One of the most heavily disputed topics linking the biological and social sciences is the domestication of plants and animals. Much of this discourse, however, has centered around a select handful of organisms that have dominated scholarship. For plants, these heavily studied cases include wheat, barley, and rice; for animals, prime examples include sheep, goat, and cow. Dr. Robert Spengler’s ERC-funded project, Fruits of Eurasia: Domestication and Dispersal (FEDD), steps beyond the heavy focus on cereal crops in domestication studies, to look at long-generation perennials, notably fruit and nut trees. Archaeobotanical and genetic studies illustrate that these plants followed a very different pathway towards domestication, and their early cultivation represented new concepts of land tenure and farming knowledge among people.
FEDD is a large-scale international collaboration, comprising researchers from across three continents, who are carrying out projects in archaeology, ecology, plant biology, and history. Senior scholars are working with postdocs and graduate students to understand human/plant interactions through time. The team seeks to identify the origins of some of the most familiar fruits in your kitchen and to better understand the processes of evolutionary change that resulted from human interaction. Interestingly, many of these tree crops appear to originate in the mountains of Central Asia and are tied into the ancient Silk Road trade routes as a vector or dispersal. Dr. Spengler and his team are exploring the mountain foothills of Inner Asia sampling archaeological sites dating from the late Pleistocene to the Mongol conquests.

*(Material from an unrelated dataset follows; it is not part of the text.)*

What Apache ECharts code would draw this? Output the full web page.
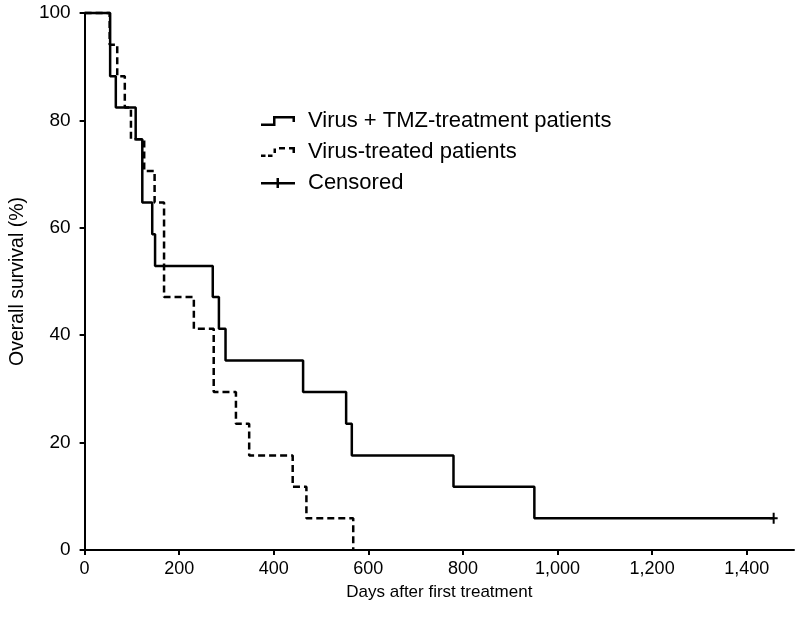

They are using a multidisciplinary approach to identify the ancient cultivation and eventual domestication of these trees along these ancient trade routes. Ultimately, the FEDD team is tracing the route that the fruits on your table took to arrive there.

Many of the most familiar fruits, nuts, grains, and spices in your kitchen can trace at least part of their story back to the ancient Silk Road.

Photo of two modern fruit vendors in the Green Bazaar in Almaty, Kazakhstan. The legacy of the Central Asian fruit vendors goes deep back into history and has shaped the foods that we all eat today.

With the Islamic expansions, the merchants of the Silk Road stretched across North African, into southeast Asia, and across Southern Europe. The legacy of these ancient merchants can be seen in the food we all eat today. In this photo, a fruit vendor in the Central Square in Marrakesh, Morocco, is selling the same varieties of dried fruits as the merchants in Almaty. The ancestors of both vendors were likely selling these fruits in these markets a millennia ago.